● **Listed entries**:
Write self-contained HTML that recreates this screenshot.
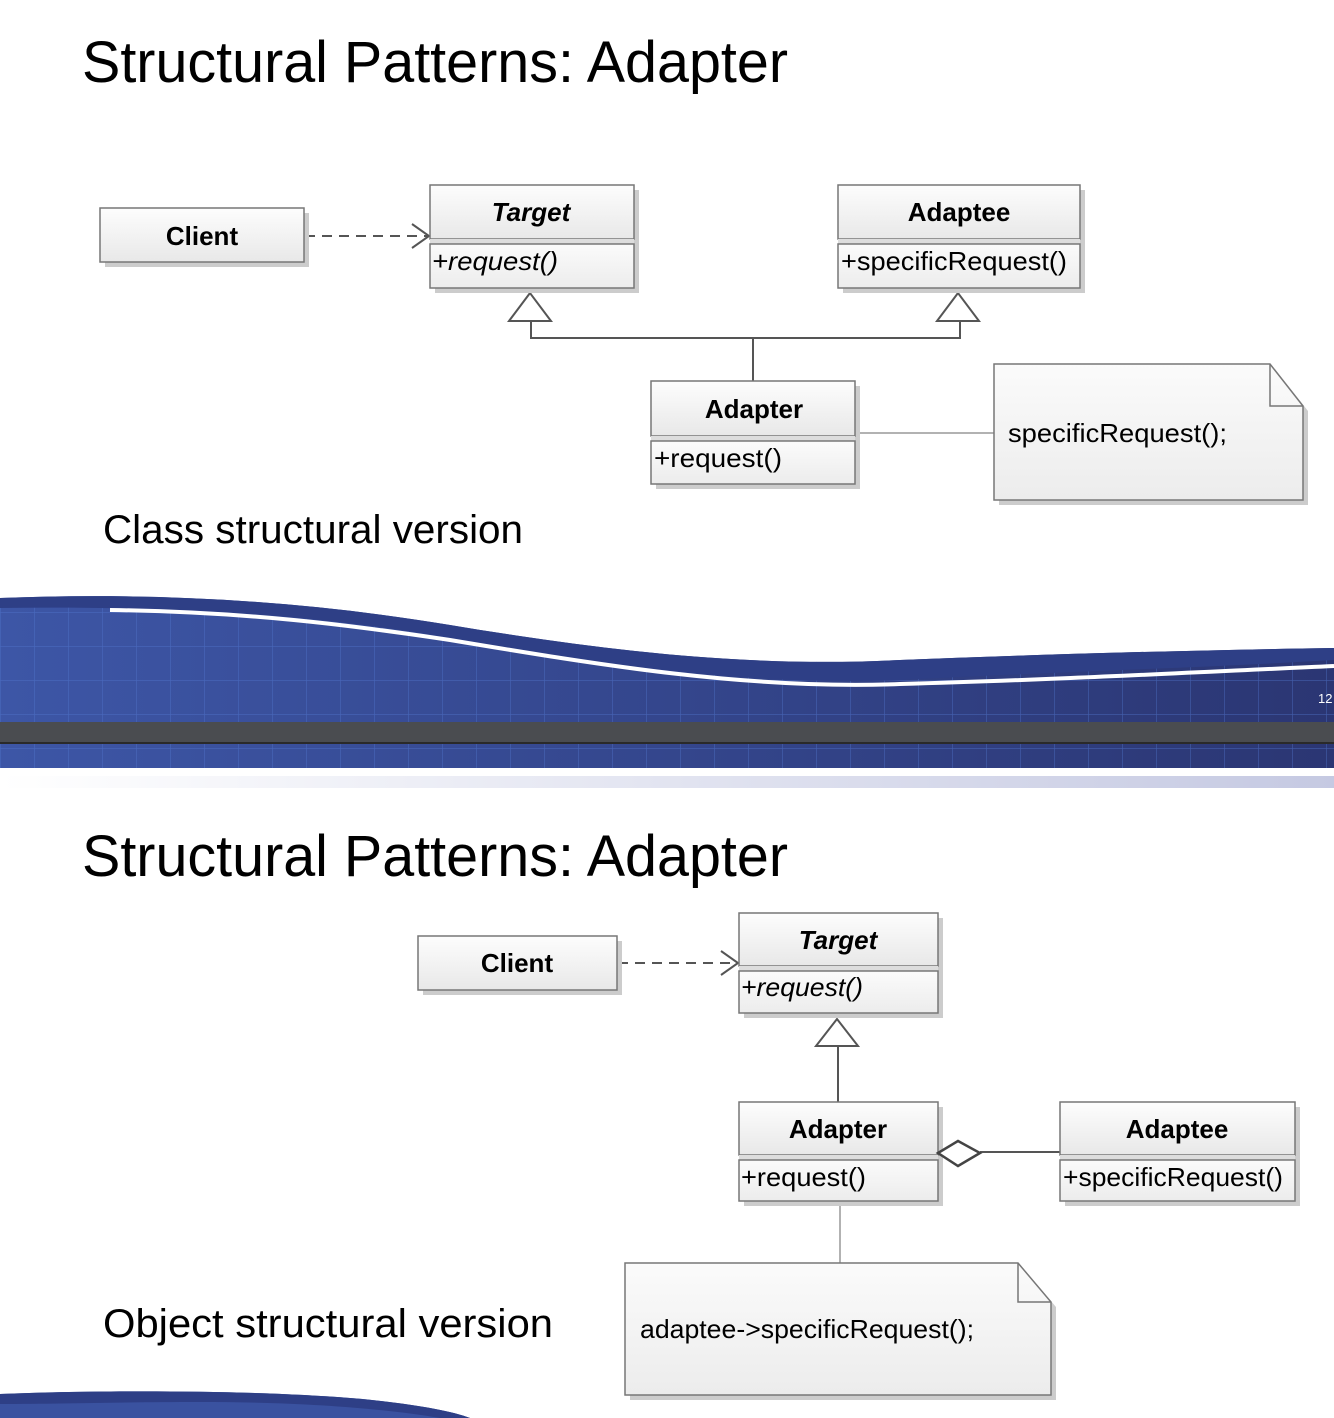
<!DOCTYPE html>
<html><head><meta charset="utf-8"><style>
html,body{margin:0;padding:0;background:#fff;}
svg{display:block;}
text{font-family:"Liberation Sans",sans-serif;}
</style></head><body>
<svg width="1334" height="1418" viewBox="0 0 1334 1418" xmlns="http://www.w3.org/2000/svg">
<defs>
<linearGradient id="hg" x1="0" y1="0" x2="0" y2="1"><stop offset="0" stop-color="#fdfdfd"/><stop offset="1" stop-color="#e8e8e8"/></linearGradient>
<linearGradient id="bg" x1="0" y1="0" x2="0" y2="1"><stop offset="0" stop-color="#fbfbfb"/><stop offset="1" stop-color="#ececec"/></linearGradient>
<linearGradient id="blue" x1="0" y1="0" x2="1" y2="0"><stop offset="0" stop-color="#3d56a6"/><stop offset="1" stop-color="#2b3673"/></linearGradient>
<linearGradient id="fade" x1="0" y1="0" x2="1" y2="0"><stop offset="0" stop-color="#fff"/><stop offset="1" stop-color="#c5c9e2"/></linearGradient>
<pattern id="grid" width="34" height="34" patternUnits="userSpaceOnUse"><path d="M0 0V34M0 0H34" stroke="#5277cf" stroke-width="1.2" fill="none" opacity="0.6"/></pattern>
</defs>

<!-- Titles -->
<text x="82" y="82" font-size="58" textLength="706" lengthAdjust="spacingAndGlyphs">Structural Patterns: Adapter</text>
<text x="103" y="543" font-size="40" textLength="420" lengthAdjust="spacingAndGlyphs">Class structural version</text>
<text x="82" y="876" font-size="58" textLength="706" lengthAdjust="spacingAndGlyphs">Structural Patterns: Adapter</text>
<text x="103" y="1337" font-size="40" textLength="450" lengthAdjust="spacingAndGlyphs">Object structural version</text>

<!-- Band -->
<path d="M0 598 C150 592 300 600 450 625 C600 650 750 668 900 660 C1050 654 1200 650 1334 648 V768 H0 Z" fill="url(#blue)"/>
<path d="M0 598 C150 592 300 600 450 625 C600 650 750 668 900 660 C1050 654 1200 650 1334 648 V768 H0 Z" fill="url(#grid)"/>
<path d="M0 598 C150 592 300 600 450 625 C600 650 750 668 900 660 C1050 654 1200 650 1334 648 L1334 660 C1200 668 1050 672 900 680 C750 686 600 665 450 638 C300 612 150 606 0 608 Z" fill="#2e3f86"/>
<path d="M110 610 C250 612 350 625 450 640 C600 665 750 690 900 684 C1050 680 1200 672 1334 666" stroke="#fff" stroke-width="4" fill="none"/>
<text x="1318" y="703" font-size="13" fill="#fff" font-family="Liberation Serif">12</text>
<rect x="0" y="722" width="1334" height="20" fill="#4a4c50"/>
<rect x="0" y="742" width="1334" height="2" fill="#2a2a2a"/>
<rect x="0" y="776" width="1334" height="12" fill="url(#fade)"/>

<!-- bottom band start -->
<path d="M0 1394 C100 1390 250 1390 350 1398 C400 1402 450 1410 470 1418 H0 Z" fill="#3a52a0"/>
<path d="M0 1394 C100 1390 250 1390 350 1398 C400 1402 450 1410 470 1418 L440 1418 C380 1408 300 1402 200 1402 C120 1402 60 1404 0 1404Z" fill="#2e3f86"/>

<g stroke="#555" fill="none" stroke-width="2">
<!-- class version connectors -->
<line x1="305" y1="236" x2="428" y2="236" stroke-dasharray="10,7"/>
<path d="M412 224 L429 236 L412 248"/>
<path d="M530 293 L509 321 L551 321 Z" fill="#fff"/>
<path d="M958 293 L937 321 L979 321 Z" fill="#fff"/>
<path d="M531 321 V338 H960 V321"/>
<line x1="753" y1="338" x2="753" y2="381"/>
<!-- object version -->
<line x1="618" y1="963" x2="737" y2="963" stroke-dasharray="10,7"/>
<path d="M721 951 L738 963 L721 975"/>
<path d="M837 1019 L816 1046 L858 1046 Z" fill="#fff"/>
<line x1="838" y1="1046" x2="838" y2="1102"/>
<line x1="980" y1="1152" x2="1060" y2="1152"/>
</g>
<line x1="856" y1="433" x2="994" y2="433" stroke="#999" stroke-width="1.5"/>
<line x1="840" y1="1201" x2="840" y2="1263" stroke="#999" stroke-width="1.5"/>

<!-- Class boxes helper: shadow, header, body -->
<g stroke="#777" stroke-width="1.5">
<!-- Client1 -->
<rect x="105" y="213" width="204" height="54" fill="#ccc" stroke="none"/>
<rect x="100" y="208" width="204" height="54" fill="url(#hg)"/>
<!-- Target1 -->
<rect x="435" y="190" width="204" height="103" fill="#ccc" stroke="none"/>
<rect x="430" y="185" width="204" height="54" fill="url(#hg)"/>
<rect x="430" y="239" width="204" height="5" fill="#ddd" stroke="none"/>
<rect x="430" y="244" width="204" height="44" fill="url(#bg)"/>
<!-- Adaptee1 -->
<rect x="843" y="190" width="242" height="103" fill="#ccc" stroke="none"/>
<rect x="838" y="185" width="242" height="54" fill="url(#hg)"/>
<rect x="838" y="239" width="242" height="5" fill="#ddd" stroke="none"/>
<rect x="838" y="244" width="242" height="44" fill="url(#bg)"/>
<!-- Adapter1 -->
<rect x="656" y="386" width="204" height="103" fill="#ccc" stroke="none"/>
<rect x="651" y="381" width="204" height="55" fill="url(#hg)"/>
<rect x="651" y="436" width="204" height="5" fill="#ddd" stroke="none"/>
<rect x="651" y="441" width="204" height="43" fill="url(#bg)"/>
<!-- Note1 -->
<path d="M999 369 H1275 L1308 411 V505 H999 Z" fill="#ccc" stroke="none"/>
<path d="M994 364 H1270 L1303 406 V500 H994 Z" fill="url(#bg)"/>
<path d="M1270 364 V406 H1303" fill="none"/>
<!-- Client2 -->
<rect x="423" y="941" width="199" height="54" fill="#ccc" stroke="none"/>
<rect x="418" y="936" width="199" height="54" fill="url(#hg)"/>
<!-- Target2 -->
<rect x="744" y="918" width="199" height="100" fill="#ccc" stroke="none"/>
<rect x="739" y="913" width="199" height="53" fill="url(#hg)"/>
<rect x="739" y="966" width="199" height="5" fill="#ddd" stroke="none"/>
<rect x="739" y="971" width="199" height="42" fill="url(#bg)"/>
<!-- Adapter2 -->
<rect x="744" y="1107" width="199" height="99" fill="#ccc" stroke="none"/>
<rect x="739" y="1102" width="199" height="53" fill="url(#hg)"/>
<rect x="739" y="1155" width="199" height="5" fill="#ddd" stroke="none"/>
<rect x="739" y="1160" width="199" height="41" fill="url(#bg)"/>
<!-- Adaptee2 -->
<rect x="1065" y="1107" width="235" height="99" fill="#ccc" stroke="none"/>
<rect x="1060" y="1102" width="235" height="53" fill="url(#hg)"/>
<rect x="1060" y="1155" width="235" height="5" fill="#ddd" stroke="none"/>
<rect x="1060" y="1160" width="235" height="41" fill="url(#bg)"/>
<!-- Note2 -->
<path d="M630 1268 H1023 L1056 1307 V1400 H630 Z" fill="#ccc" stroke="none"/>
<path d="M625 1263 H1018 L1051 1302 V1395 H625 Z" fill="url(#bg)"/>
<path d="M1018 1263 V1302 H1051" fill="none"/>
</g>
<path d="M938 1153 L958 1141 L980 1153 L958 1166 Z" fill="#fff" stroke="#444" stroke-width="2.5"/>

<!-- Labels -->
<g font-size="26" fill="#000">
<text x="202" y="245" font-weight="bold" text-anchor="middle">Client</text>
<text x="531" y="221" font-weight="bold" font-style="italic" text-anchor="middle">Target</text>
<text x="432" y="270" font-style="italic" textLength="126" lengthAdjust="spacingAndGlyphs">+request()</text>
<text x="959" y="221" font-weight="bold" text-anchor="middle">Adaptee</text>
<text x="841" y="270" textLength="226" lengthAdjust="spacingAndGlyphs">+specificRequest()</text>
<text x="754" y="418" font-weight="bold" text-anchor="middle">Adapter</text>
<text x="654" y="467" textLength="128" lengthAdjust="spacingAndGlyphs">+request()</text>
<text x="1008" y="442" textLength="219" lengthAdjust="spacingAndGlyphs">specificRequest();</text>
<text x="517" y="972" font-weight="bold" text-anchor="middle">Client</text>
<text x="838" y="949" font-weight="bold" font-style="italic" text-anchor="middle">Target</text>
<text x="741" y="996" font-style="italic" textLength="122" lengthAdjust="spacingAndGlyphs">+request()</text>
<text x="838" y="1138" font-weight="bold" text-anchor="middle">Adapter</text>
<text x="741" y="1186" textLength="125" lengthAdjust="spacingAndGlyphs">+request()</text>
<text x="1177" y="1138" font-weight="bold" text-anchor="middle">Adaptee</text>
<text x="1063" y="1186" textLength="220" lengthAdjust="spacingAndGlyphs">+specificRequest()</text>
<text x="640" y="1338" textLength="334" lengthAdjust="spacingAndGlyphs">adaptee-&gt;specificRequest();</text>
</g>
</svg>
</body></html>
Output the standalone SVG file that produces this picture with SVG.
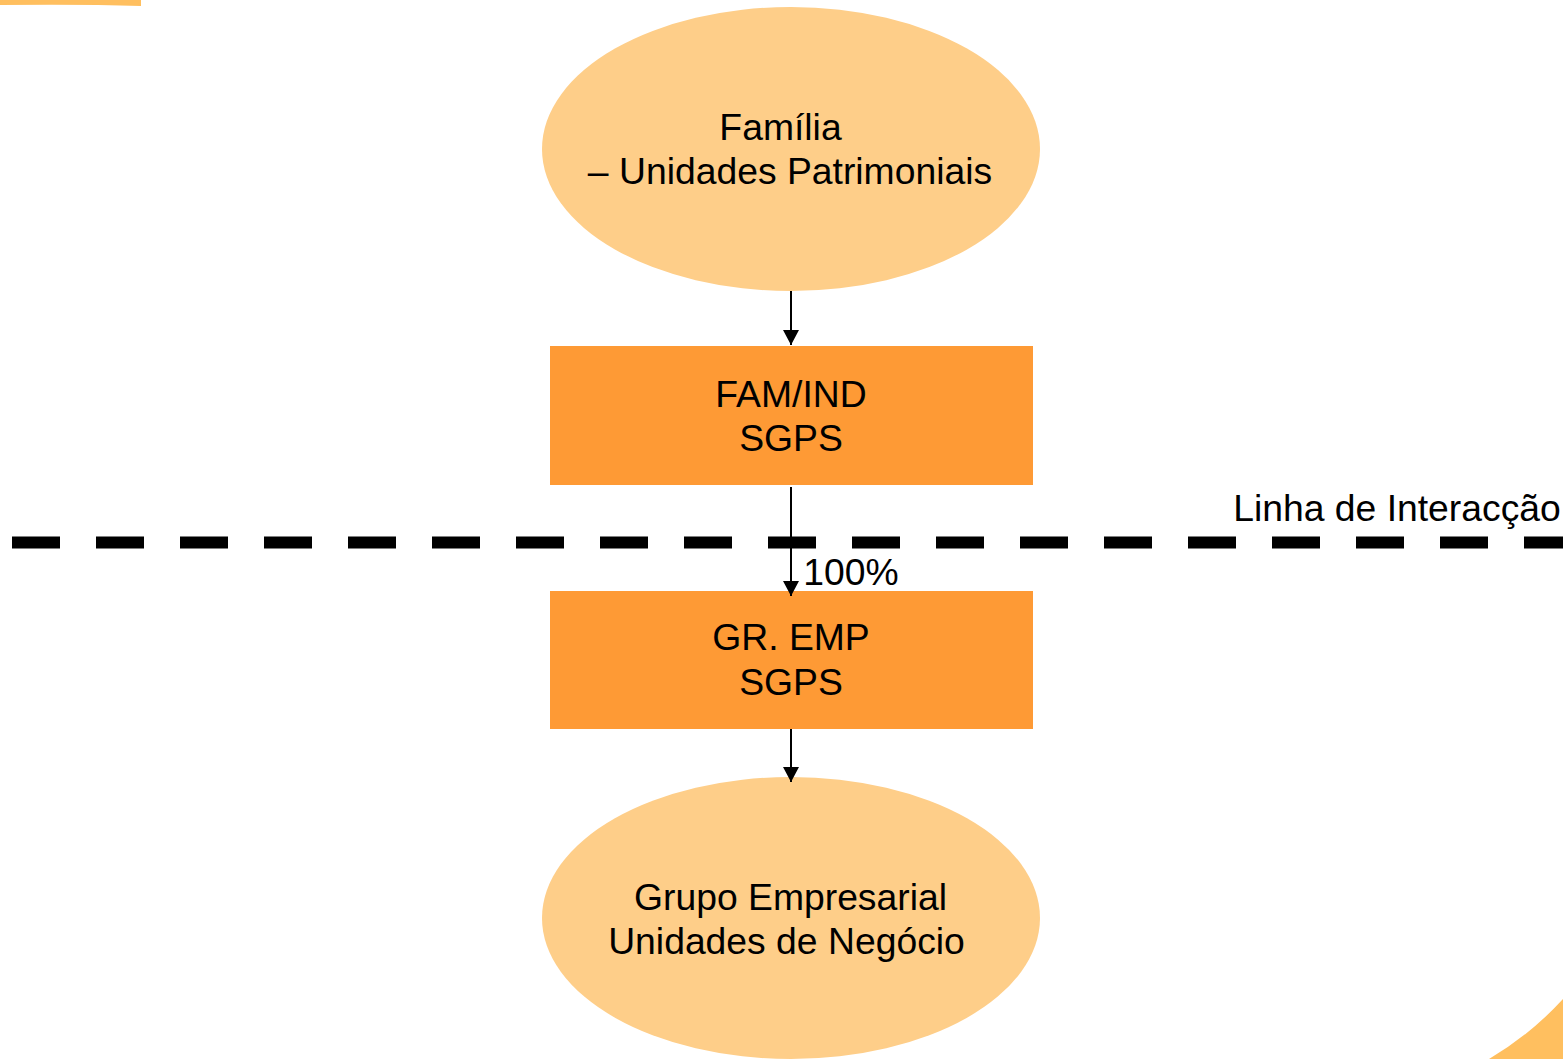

● **Requirement**:
Only a number is wanted: how many lines contain the word "that"?

● **Finished task**:
2